Passer de Magento à Shopify, c’est un peu comme quitter un serveur dédié qu’on administre à la main pour un SaaS bien huilé : on gagne en confort… mais si on s’y prend mal, on laisse la moitié de son trafic Google sur le trottoir.
La “refonte” e-commerce, surtout avec un changement de plateforme, c’est LE moment où beaucoup de boutiques se tirent une balle dans le pied niveau SEO. URLs massacrées, redirections mal gérées, contenus oubliés, balises tronquées… Et après, on s’étonne que le chiffre d’affaires organique chute.
Bonne nouvelle : une migration Magento → Shopify peut très bien se passer.

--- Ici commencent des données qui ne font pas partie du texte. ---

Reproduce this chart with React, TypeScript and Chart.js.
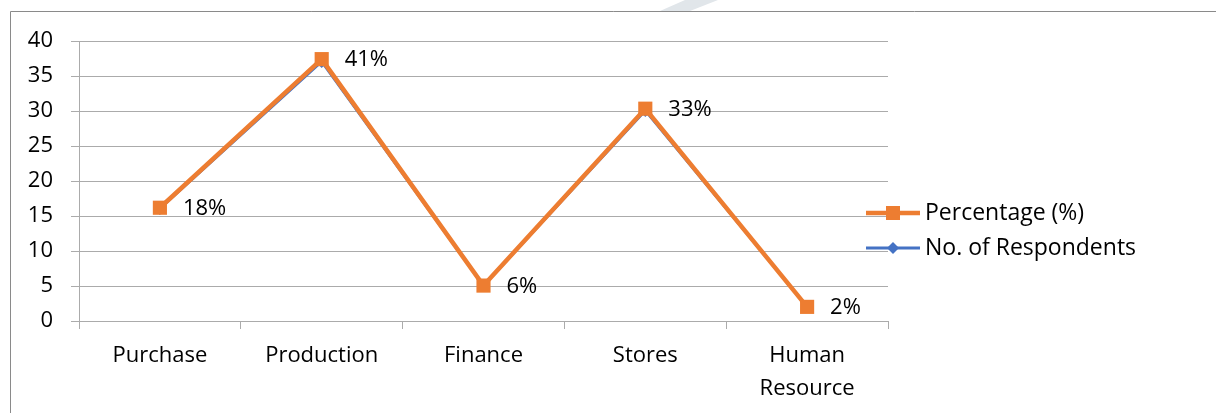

Mais pas en mode “on verra après pour le SEO”. Ça se prépare, comme une vraie opération de déménagement où on fait l’inventaire avant d’appeler le camion.
Pourquoi passer de Magento à Shopify… et où le SEO se casse souvent la figure
Magento, c’est puissant, flexible, très orienté dev. Shopify, c’est fluide, simple, rapide à maintenir. Le problème, c’est la zone de turbulence entre les deux.
Les plantages les plus fréquents pendant une migration :
- Changement brutal de structure d’URL sans plan de redirection
- Perte ou écrasement des contenus (descriptions, pages guides, FAQ, blog…)
- Balises title/meta générées automatiquement façon “{Titre produit} – Boutique” pour tout le site
- Pages stratégiques désindexées parce qu’on a mal géré les noindex / paramétrages
- Gestion du multilingue / multi-pays bâclée (hreflang ? Inconnu au bataillon)
- Temps de chargement qui explose à cause d’apps Shopify installées en mode compulsif
La clé : ne pas traiter la migration comme un simple import/export technique. C’est un projet SEO à part entière.
Audit SEO Magento : faire l’inventaire avant de faire les cartons
Avant de toucher à Shopify, il faut savoir ce qui fonctionne déjà. Le but n’est pas de repartir de zéro, mais de transposer – et améliorer – votre visibilité existante.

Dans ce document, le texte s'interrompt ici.